= Kenahkihinén =

Kenahkihinén (Kĕ-Nah‛-Ki-Nĕn, from the Lenape language meaning 'Watch Over Us') (born November 12, 2006, died on the 18th December 2021) was a male white buffalo born at The Woodland Zoo & More in Farmington, Pennsylvania, and later residing at Nemacolin Woodlands Resort in Farmington. Born under extremely unusual circumstances, he was unlike any other known white buffalo born before him. He was neither leucistic, albino or a beefalo; he was pure buffalo. As with other rare white buffalo born in North America, he was considered by many Native Americans to be a sacred animal.

In August 2007 a second buffalo, a black female was born at The Woodland Zoo & More, under exactly the same unusual circumstances.

On April 14, 2007, Kenahkihinén was blessed by a delegation from the Lakota tribe led by one of its leaders David Swallow. Swallow spoke of the significance of the white buffalo, and at one stage told the crowd of about 100 that it "shows itself because there is a great need... There is great disaster coming -- sickness and war -- and the white buffalo comes to give us a warning".

September 2009, The Woodland Zoo & More closed, auctioning off all animals including the buffalo.

October 2009, both white and black buffalos were obtained and moved to Nemacolin Woodlands Resort. Nemacolin Woodlands Resort created a fifty-acre sanctuary for these two Sacred Animals.

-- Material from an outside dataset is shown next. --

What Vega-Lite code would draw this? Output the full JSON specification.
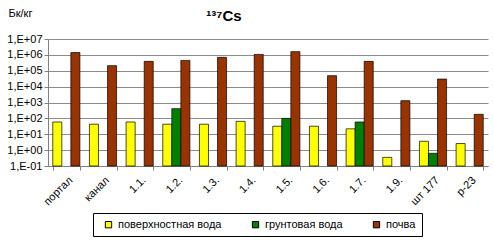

November 14, 2009, Nagi White Owl, Cherokee, C'anupa Gluha Mani of Cante Tenza , Lakota, Louis Janis, Tokala, Lakota, Mary Johnson, Lakota, Gerald Ice, Lakota, Starr Hill, Harvey Arden and others gathered at Nemacolin Woodlands Resort. This ceremony was a thank you to Joseph Hardy of 84 Lumber and Maggie Hardy Magerko of Nemacolin Woodlands Resort, for providing a new home for these two Sacred Animals.